(Raw records)

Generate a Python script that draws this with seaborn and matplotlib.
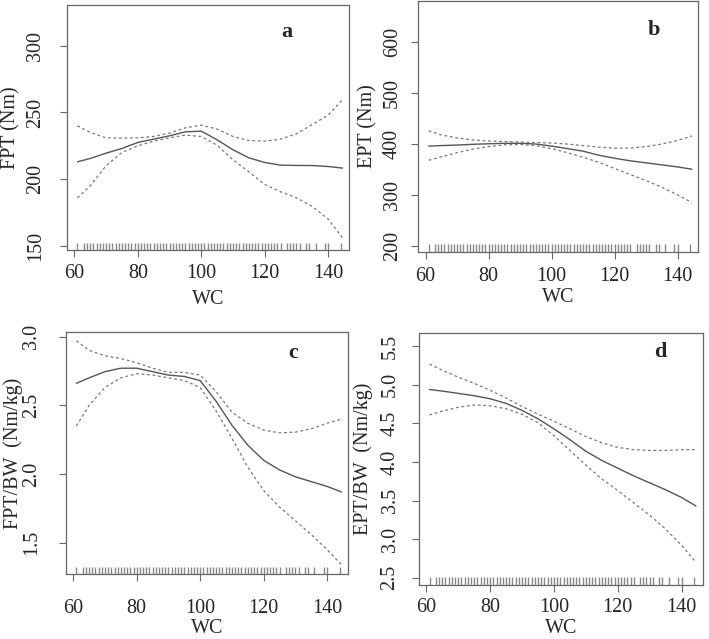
import numpy as np
import pandas as pd
import seaborn as sns
import matplotlib.pyplot as plt

# waist circumference grid at which the smooth fits were read
wc = [61, 65, 70, 75, 80, 85, 90, 95, 100, 105, 110, 115, 120, 125, 130, 135, 140, 144.5]

# a: FPT (Nm)
fpt_fit = [213, 215.5, 219.5, 223, 227.5, 230, 232.5, 235.5, 236, 229.5, 222, 216, 212.5, 210.5, 210.3, 210.2, 209.5, 208.3]
fpt_up = [240, 235, 231, 230.8, 231, 232, 234.5, 238.5, 240.5, 237.5, 232, 229, 228.5, 230, 234, 241, 248, 259.5]
fpt_lo = [186, 195, 210, 220, 225, 228.5, 231, 233, 232, 225.5, 214.5, 205.5, 196, 190.5, 186, 179.5, 170, 156]

# b: EPT (Nm)
ept_fit = [396, 397, 398, 399.5, 400.5, 401.5, 401.5, 400, 396, 391, 386, 378, 372, 367, 363, 359, 355, 350.5]
ept_up = [426, 418, 412, 408, 406, 405, 404, 403, 402, 400, 397, 394, 392, 392, 395, 400, 407, 416]
ept_lo = [368, 375, 383, 390, 395, 398.5, 399, 397, 391, 383, 374, 364, 352, 340, 328, 315, 300, 285]

# c: FPT/BW (Nm/kg)
fptbw_fit = [2.66, 2.70, 2.745, 2.77, 2.77, 2.745, 2.72, 2.71, 2.68, 2.53, 2.355, 2.21, 2.10, 2.03, 1.98, 1.945, 1.91, 1.87]
fptbw_up = [2.97, 2.90, 2.86, 2.84, 2.81, 2.77, 2.74, 2.74, 2.72, 2.60, 2.45, 2.37, 2.32, 2.30, 2.305, 2.33, 2.37, 2.40]
fptbw_lo = [2.35, 2.50, 2.63, 2.70, 2.73, 2.72, 2.70, 2.68, 2.63, 2.46, 2.26, 2.05, 1.88, 1.76, 1.66, 1.56, 1.45, 1.34]

# d: EPT/BW (Nm/kg)
eptbw_fit = [4.94, 4.92, 4.89, 4.86, 4.82, 4.76, 4.67, 4.56, 4.43, 4.29, 4.14, 4.02, 3.92, 3.82, 3.73, 3.64, 3.54, 3.43]
eptbw_up = [5.27, 5.19, 5.10, 5.02, 4.93, 4.83, 4.72, 4.62, 4.53, 4.43, 4.33, 4.25, 4.19, 4.16, 4.15, 4.15, 4.16, 4.16]
eptbw_lo = [4.61, 4.66, 4.71, 4.74, 4.73, 4.69, 4.62, 4.51, 4.34, 4.15, 3.96, 3.78, 3.63, 3.47, 3.31, 3.13, 2.92, 2.70]

# observed WC values (rug)
wc_obs = [61, 63, 64, 65, 66, 67, 68, 69, 70, 71, 72, 73, 74, 75, 76, 77, 78, 79, 80,
          81, 82, 83, 84, 85, 86, 87, 88, 89, 90, 91, 92, 93, 94, 95, 96, 97, 98, 99, 100,
          101, 102, 103, 104, 105, 106, 107, 108, 109, 110, 111, 112, 113, 114, 115, 116,
          117, 118, 119, 120, 121, 122, 123, 124, 125, 127, 128, 129, 130, 131, 133, 134,
          136, 139, 140, 144]

panels = [
    ("a", "FPT (Nm)", fpt_fit, fpt_up, fpt_lo, (147, 330.5), [150, 200, 250, 300], ["150", "200", "250", "300"]),
    ("b", "EPT (Nm)", ept_fit, ept_up, ept_lo, (188, 681), [200, 300, 400, 500, 600], ["200", "300", "400", "500", "600"]),
    ("c", "FPT/BW  (Nm/kg)", fptbw_fit, fptbw_up, fptbw_lo, (1.273, 3.03), [1.5, 2.0, 2.5, 3.0], ["1.5", "2.0", "2.5", "3.0"]),
    ("d", "EPT/BW  (Nm/kg)", eptbw_fit, eptbw_up, eptbw_lo, (2.405, 5.67),
     [2.5, 3.0, 3.5, 4.0, 4.5, 5.0, 5.5], ["2.5", "3.0", "3.5", "4.0", "4.5", "5.0", "5.5"]),
]

# axes rectangles (left, bottom, width, height) in figure fractions
rects = [
    (0.0945, 0.609, 0.398, 0.383),
    (0.590, 0.606, 0.395, 0.392),
    (0.093, 0.1017, 0.398, 0.378),
    (0.591, 0.0845, 0.400, 0.394),
]
letter_pos = [(0.78, 0.89), (0.84, 0.885), (0.805, 0.913), (0.85, 0.925)]
ylab_x = [-0.200, -0.179, -0.188, -0.197]
xlab_y = [-0.204, -0.183, -0.226, -0.172]
xpad = [5, 6, 13, 4]
ypad = [11, 7, 13, 9]

sns.set_style("ticks")
plt.rcParams["font.family"] = ["Liberation Serif", "DejaVu Serif"]

fig = plt.figure(figsize=(7.09, 6.39), dpi=100)

frame_col = "#666666"
for i, (letter, ylab, fit, up, lo, ylim, yt, ytl) in enumerate(panels):
    ax = fig.add_axes(rects[i])
    df = pd.DataFrame({"WC": wc, "fit": fit, "up": up, "lo": lo})
    sns.lineplot(data=df, x="WC", y="fit", ax=ax, color="#555555", lw=1.0, estimator=None, sort=False)
    sns.lineplot(data=df, x="WC", y="up", ax=ax, color="#777777", lw=0.9, linestyle=(0, (2.2, 2.2)),
                 estimator=None, sort=False)
    sns.lineplot(data=df, x="WC", y="lo", ax=ax, color="#777777", lw=0.9, linestyle=(0, (2.2, 2.2)),
                 estimator=None, sort=False)
    sns.rugplot(x=wc_obs, ax=ax, height=0.03, color="#888888", lw=0.7, expand_margins=False)

    ax.set_xlim(57.7, 146.6)
    ax.set_ylim(*ylim)
    ax.set_xticks([60, 80, 100, 120, 140])
    ax.set_yticks(yt)
    ax.set_yticklabels(ytl, rotation=90, va="center")
    ax.tick_params(axis="both", direction="out", length=5, width=0.8, color=frame_col, labelsize=14.5)
    ax.tick_params(axis="x", pad=xpad[i])
    ax.tick_params(axis="y", pad=ypad[i])
    for sp in ax.spines.values():
        sp.set_visible(True)
        sp.set_color(frame_col)
        sp.set_linewidth(0.9)
    ax.set_xlabel("WC", fontsize=14.5, va="center")
    ax.set_ylabel(ylab, fontsize=14.5, va="center")
    ax.xaxis.set_label_coords(0.5, xlab_y[i])
    ax.yaxis.set_label_coords(ylab_x[i], 0.5)
    ax.text(letter_pos[i][0], letter_pos[i][1], letter, transform=ax.transAxes, fontsize=16,
            fontweight="bold", ha="center", va="center")

fig.savefig("out.png", dpi=100)
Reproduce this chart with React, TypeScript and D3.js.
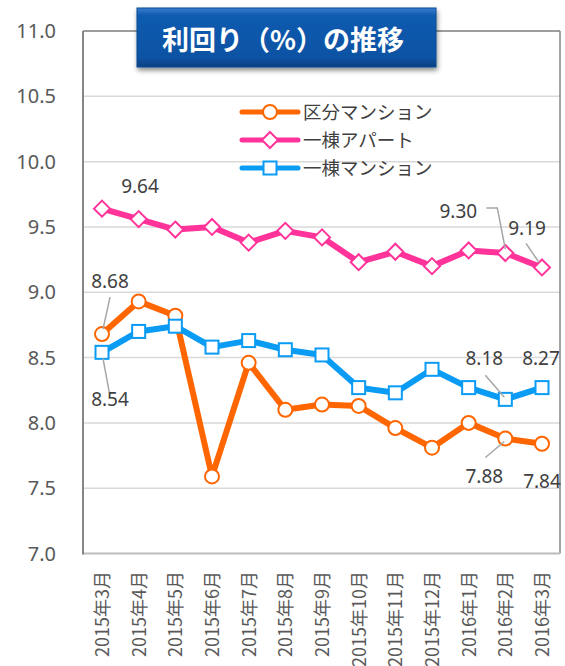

◆ **PROMPT**
Go through the data above and transcribe it in full, omitting any image.

◆ **RESPONSE TO THE EXERCISE**
Generate a Python script that draws this with seaborn and matplotlib.
import numpy as np
import pandas as pd
import seaborn as sns
import matplotlib.pyplot as plt

# waist circumference grid at which the smooth fits were read
wc = [61, 65, 70, 75, 80, 85, 90, 95, 100, 105, 110, 115, 120, 125, 130, 135, 140, 144.5]

# a: FPT (Nm)
fpt_fit = [213, 215.5, 219.5, 223, 227.5, 230, 232.5, 235.5, 236, 229.5, 222, 216, 212.5, 210.5, 210.3, 210.2, 209.5, 208.3]
fpt_up = [240, 235, 231, 230.8, 231, 232, 234.5, 238.5, 240.5, 237.5, 232, 229, 228.5, 230, 234, 241, 248, 259.5]
fpt_lo = [186, 195, 210, 220, 225, 228.5, 231, 233, 232, 225.5, 214.5, 205.5, 196, 190.5, 186, 179.5, 170, 156]

# b: EPT (Nm)
ept_fit = [396, 397, 398, 399.5, 400.5, 401.5, 401.5, 400, 396, 391, 386, 378, 372, 367, 363, 359, 355, 350.5]
ept_up = [426, 418, 412, 408, 406, 405, 404, 403, 402, 400, 397, 394, 392, 392, 395, 400, 407, 416]
ept_lo = [368, 375, 383, 390, 395, 398.5, 399, 397, 391, 383, 374, 364, 352, 340, 328, 315, 300, 285]

# c: FPT/BW (Nm/kg)
fptbw_fit = [2.66, 2.70, 2.745, 2.77, 2.77, 2.745, 2.72, 2.71, 2.68, 2.53, 2.355, 2.21, 2.10, 2.03, 1.98, 1.945, 1.91, 1.87]
fptbw_up = [2.97, 2.90, 2.86, 2.84, 2.81, 2.77, 2.74, 2.74, 2.72, 2.60, 2.45, 2.37, 2.32, 2.30, 2.305, 2.33, 2.37, 2.40]
fptbw_lo = [2.35, 2.50, 2.63, 2.70, 2.73, 2.72, 2.70, 2.68, 2.63, 2.46, 2.26, 2.05, 1.88, 1.76, 1.66, 1.56, 1.45, 1.34]

# d: EPT/BW (Nm/kg)
eptbw_fit = [4.94, 4.92, 4.89, 4.86, 4.82, 4.76, 4.67, 4.56, 4.43, 4.29, 4.14, 4.02, 3.92, 3.82, 3.73, 3.64, 3.54, 3.43]
eptbw_up = [5.27, 5.19, 5.10, 5.02, 4.93, 4.83, 4.72, 4.62, 4.53, 4.43, 4.33, 4.25, 4.19, 4.16, 4.15, 4.15, 4.16, 4.16]
eptbw_lo = [4.61, 4.66, 4.71, 4.74, 4.73, 4.69, 4.62, 4.51, 4.34, 4.15, 3.96, 3.78, 3.63, 3.47, 3.31, 3.13, 2.92, 2.70]

# observed WC values (rug)
wc_obs = [61, 63, 64, 65, 66, 67, 68, 69, 70, 71, 72, 73, 74, 75, 76, 77, 78, 79, 80,
          81, 82, 83, 84, 85, 86, 87, 88, 89, 90, 91, 92, 93, 94, 95, 96, 97, 98, 99, 100,
          101, 102, 103, 104, 105, 106, 107, 108, 109, 110, 111, 112, 113, 114, 115, 116,
          117, 118, 119, 120, 121, 122, 123, 124, 125, 127, 128, 129, 130, 131, 133, 134,
          136, 139, 140, 144]

panels = [
    ("a", "FPT (Nm)", fpt_fit, fpt_up, fpt_lo, (147, 330.5), [150, 200, 250, 300], ["150", "200", "250", "300"]),
    ("b", "EPT (Nm)", ept_fit, ept_up, ept_lo, (188, 681), [200, 300, 400, 500, 600], ["200", "300", "400", "500", "600"]),
    ("c", "FPT/BW  (Nm/kg)", fptbw_fit, fptbw_up, fptbw_lo, (1.273, 3.03), [1.5, 2.0, 2.5, 3.0], ["1.5", "2.0", "2.5", "3.0"]),
    ("d", "EPT/BW  (Nm/kg)", eptbw_fit, eptbw_up, eptbw_lo, (2.405, 5.67),
     [2.5, 3.0, 3.5, 4.0, 4.5, 5.0, 5.5], ["2.5", "3.0", "3.5", "4.0", "4.5", "5.0", "5.5"]),
]

# axes rectangles (left, bottom, width, height) in figure fractions
rects = [
    (0.0945, 0.609, 0.398, 0.383),
    (0.590, 0.606, 0.395, 0.392),
    (0.093, 0.1017, 0.398, 0.378),
    (0.591, 0.0845, 0.400, 0.394),
]
letter_pos = [(0.78, 0.89), (0.84, 0.885), (0.805, 0.913), (0.85, 0.925)]
ylab_x = [-0.200, -0.179, -0.188, -0.197]
xlab_y = [-0.204, -0.183, -0.226, -0.172]
xpad = [5, 6, 13, 4]
ypad = [11, 7, 13, 9]

sns.set_style("ticks")
plt.rcParams["font.family"] = ["Liberation Serif", "DejaVu Serif"]

fig = plt.figure(figsize=(7.09, 6.39), dpi=100)

frame_col = "#666666"
for i, (letter, ylab, fit, up, lo, ylim, yt, ytl) in enumerate(panels):
    ax = fig.add_axes(rects[i])
    df = pd.DataFrame({"WC": wc, "fit": fit, "up": up, "lo": lo})
    sns.lineplot(data=df, x="WC", y="fit", ax=ax, color="#555555", lw=1.0, estimator=None, sort=False)
    sns.lineplot(data=df, x="WC", y="up", ax=ax, color="#777777", lw=0.9, linestyle=(0, (2.2, 2.2)),
                 estimator=None, sort=False)
    sns.lineplot(data=df, x="WC", y="lo", ax=ax, color="#777777", lw=0.9, linestyle=(0, (2.2, 2.2)),
                 estimator=None, sort=False)
    sns.rugplot(x=wc_obs, ax=ax, height=0.03, color="#888888", lw=0.7, expand_margins=False)

    ax.set_xlim(57.7, 146.6)
    ax.set_ylim(*ylim)
    ax.set_xticks([60, 80, 100, 120, 140])
    ax.set_yticks(yt)
    ax.set_yticklabels(ytl, rotation=90, va="center")
    ax.tick_params(axis="both", direction="out", length=5, width=0.8, color=frame_col, labelsize=14.5)
    ax.tick_params(axis="x", pad=xpad[i])
    ax.tick_params(axis="y", pad=ypad[i])
    for sp in ax.spines.values():
        sp.set_visible(True)
        sp.set_color(frame_col)
        sp.set_linewidth(0.9)
    ax.set_xlabel("WC", fontsize=14.5, va="center")
    ax.set_ylabel(ylab, fontsize=14.5, va="center")
    ax.xaxis.set_label_coords(0.5, xlab_y[i])
    ax.yaxis.set_label_coords(ylab_x[i], 0.5)
    ax.text(letter_pos[i][0], letter_pos[i][1], letter, transform=ax.transAxes, fontsize=16,
            fontweight="bold", ha="center", va="center")

fig.savefig("out.png", dpi=100)
Reproduce this chart with React, TypeScript and D3.js.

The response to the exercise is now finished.